En parallèle, les banques libanaises se diversifient pour bénéficier de nouveaux relais de croissance. Malgré l’instabilité géopolitique de certains pays régionaux, elles étendent leur couverture géographique. À fin 2015, 18,1 % des actifs et 27,2 % des prêts étaient logés dans leurs filiales étrangères. Ces niveaux atteignent même respectivement 48 % et 65,1 % au sein du groupe Audi.
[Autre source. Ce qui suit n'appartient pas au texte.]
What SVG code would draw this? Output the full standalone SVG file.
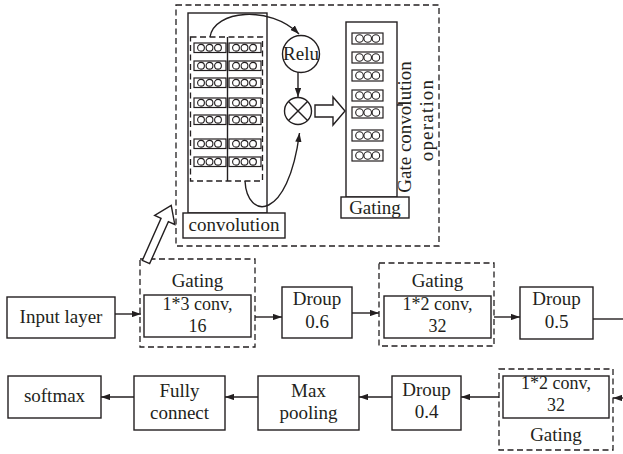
<svg xmlns="http://www.w3.org/2000/svg" width="623" height="454" viewBox="0 0 623 454">
<defs>
<style>
.b{fill:#fff;stroke:#231f20;stroke-width:1.4}
.d{fill:none;stroke:#231f20;stroke-width:1.3;stroke-dasharray:6,3.5}
.t{font-family:"Liberation Serif","Times New Roman",serif;font-size:19px;fill:#231f20;text-anchor:middle}
.s{font-size:18px}
.l{fill:none;stroke:#231f20;stroke-width:1.4}
.h{fill:#fff;stroke:#231f20;stroke-width:1.4;stroke-linejoin:miter}
.o{fill:none;stroke:#231f20;stroke-width:1.1}
</style>
<marker id="ah" viewBox="0 0 10 7" refX="10" refY="3.5" markerWidth="9" markerHeight="6.5" markerUnits="userSpaceOnUse" orient="auto"><path d="M0,0 L10,3.5 L0,7 z" fill="#231f20"/></marker>
<g id="cellL">
<rect x="0" y="0" width="32" height="9.5" fill="#fff" stroke="#231f20" stroke-width="1.2"/>
<circle cx="7" cy="4.75" r="3.4" class="o"/>
<circle cx="15.5" cy="4.75" r="3.4" class="o"/>
<circle cx="24" cy="4.75" r="3.4" class="o"/>
</g>
<g id="cellR">
<rect x="0" y="0" width="31" height="11" fill="#fff" stroke="#231f20" stroke-width="1.2"/>
<circle cx="7.5" cy="5.5" r="3.8" class="o"/>
<circle cx="15.7" cy="5.5" r="3.8" class="o"/>
<circle cx="23.9" cy="5.5" r="3.8" class="o"/>
</g>
</defs>
<rect width="623" height="454" fill="#fff"/>

<g id="gate-conv-operation">
<rect x="176" y="5" width="263" height="241" class="d"/>
<g id="conv-column">
<rect x="188" y="13" width="79" height="200" class="b"/>
<rect x="190.5" y="37" width="72" height="144" class="d"/>
<line x1="227.5" y1="37" x2="227.5" y2="181" class="l" stroke-width="1.2"/>
<use href="#cellL" x="194" y="43"/><use href="#cellL" x="229" y="43"/>
<use href="#cellL" x="194" y="61"/><use href="#cellL" x="229" y="61"/>
<use href="#cellL" x="194" y="78"/><use href="#cellL" x="229" y="78"/>
<use href="#cellL" x="194" y="98"/><use href="#cellL" x="229" y="98"/>
<use href="#cellL" x="194" y="115"/><use href="#cellL" x="229" y="115"/>
<use href="#cellL" x="194" y="139"/><use href="#cellL" x="229" y="139"/>
<use href="#cellL" x="194" y="157"/><use href="#cellL" x="229" y="157"/>
</g>
<g id="convolution">
<rect x="183" y="213" width="102" height="25" class="b"/>
<text x="234" y="231" class="t">convolution</text>
</g>
<g id="relu">
<circle cx="301" cy="54" r="18.5" class="b"/>
<text x="301" y="60" class="t">Relu</text>
</g>
<g id="multiply">
<circle cx="298" cy="111" r="13.5" class="b"/>
<line x1="288.5" y1="101.5" x2="307.5" y2="120.5" class="l"/>
<line x1="307.5" y1="101.5" x2="288.5" y2="120.5" class="l"/>
</g>
<g id="gate-column">
<rect x="346" y="22" width="51" height="175" class="b"/>
<use href="#cellR" x="352" y="33"/>
<use href="#cellR" x="352" y="52"/>
<use href="#cellR" x="352" y="70"/>
<use href="#cellR" x="352" y="90"/>
<use href="#cellR" x="352" y="107"/>
<use href="#cellR" x="352" y="130"/>
<use href="#cellR" x="352" y="150"/>
</g>
<g id="gating-top">
<rect x="341" y="197" width="68" height="21" class="b"/>
<text x="375" y="214" class="t">Gating</text>
</g>
<g id="label">
<line x1="397" y1="105" x2="403" y2="105" class="l"/>
<text transform="translate(411,127) rotate(-90)" class="t">Gate convolution</text>
<text transform="translate(433,120) rotate(-90)" class="t" letter-spacing="1.2">operation</text>
</g>
</g>

<g id="input"><rect x="7" y="297" width="108" height="41" class="b"/><text x="61" y="323" class="t">Input layer</text></g>
<g id="gating1"><rect x="140" y="259" width="115" height="88" class="d"/><rect x="144" y="295" width="107" height="42" class="b"/><text x="197.5" y="287" class="t">Gating</text><text x="197.5" y="310" class="t s">1*3 conv,</text><text x="197.5" y="332" class="t s">16</text></g>
<g id="droup06"><rect x="282" y="287" width="70" height="51" class="b"/><text x="317" y="305" class="t">Droup</text><text x="317" y="328" class="t">0.6</text></g>
<g id="gating2"><rect x="379" y="263" width="115" height="83" class="d"/><rect x="384" y="296" width="107" height="42" class="b"/><text x="437.5" y="287" class="t">Gating</text><text x="437.5" y="310" class="t s">1*2 conv,</text><text x="437.5" y="332" class="t s">32</text></g>
<g id="droup05"><rect x="520" y="287" width="73" height="52" class="b"/><text x="556.5" y="305" class="t">Droup</text><text x="556.5" y="328" class="t">0.5</text></g>

<g id="softmax"><rect x="8" y="376" width="93" height="42" class="b"/><text x="54.5" y="402" class="t">softmax</text></g>
<g id="fully"><rect x="134" y="376" width="91" height="54" class="b"/><text x="179.5" y="397" class="t">Fully</text><text x="179.5" y="419" class="t">connect</text></g>
<g id="maxpool"><rect x="258" y="376" width="101" height="54" class="b"/><text x="308.5" y="397" class="t">Max</text><text x="308.5" y="419" class="t">pooling</text></g>
<g id="droup04"><rect x="392" y="376" width="69" height="54" class="b"/><text x="426.5" y="396" class="t">Droup</text><text x="426.5" y="418" class="t">0.4</text></g>
<g id="gating3"><rect x="499" y="369" width="114" height="81" class="d"/><rect x="503" y="376" width="106" height="42" class="b"/><text x="556" y="389" class="t s">1*2 conv,</text><text x="556" y="411" class="t s">32</text><text x="556" y="441" class="t">Gating</text></g>

<g id="connectors">
<path d="M210,37 C214,10 270,5 299,34" class="l" marker-end="url(#ah)"/>
<path d="M298,72 L298,97" class="l" marker-end="url(#ah)"/>
<path d="M245,181 C247,220 288,222 299.5,133" class="l" marker-end="url(#ah)"/>
<polygon points="315,105 333,105 333,97 345,111 333,125 333,117 315,117" class="h"/>
<polygon transform="translate(146,262) rotate(-66)" points="0,-4 46,-4 46,-11 62,0 46,11 46,4 0,4" class="h"/>
<path d="M115,314 L141,314" class="l" marker-end="url(#ah)"/>
<path d="M255,317 L282,317" class="l" marker-end="url(#ah)"/>
<path d="M352,313 L379,313" class="l" marker-end="url(#ah)"/>
<path d="M494,317 L520,317" class="l" marker-end="url(#ah)"/>
<path d="M593,319 L623,319" class="l"/>
<path d="M623,398 L613,398" class="l" marker-end="url(#ah)"/>
<path d="M499,397 L461,397" class="l" marker-end="url(#ah)"/>
<path d="M392,397 L359,397" class="l" marker-end="url(#ah)"/>
<path d="M258,397 L225,397" class="l" marker-end="url(#ah)"/>
<path d="M134,397 L101,397" class="l" marker-end="url(#ah)"/>
</g>
</svg>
Cette croissance externe n’est toutefois pas suffisante, estime Ghassan Assaf, PDG de la BBAC. « Avec des coûts opérationnels toujours plus élevés et une pression continue sur les marges, le secteur bancaire libanais devra se consolider via des fusions-acquisitions », dit-il.




Respect des lois

En étroite coordination avec l’Association des banques au Liban, la Banque centrale et la Commission de contrôle des banques ont multiplié les circulaires destinées à mettre le secteur en conformité avec les nouvelles lois sur le blanchiment, l’évasion fiscale et le terrorisme, et l’échange d’informations votées au Parlement en novembre 2015.
L’Association des banques a entrepris parallèlement un travail de lobbying auprès de ses homologues, des régulateurs des pays où les banques libanaises ont des correspondants, particulièrement les États-Unis et la France, et prochainement l’Angleterre, la Suisse et l’Allemagne. « L’objectif est d’insister sur la volonté du secteur de se conformer aux règles internationales et aussi d’être leader régional dans le développement des bonnes pratiques de gestion et de gouvernance », explique Walid Raphaël, membre du conseil d’administration de l’Association des banques.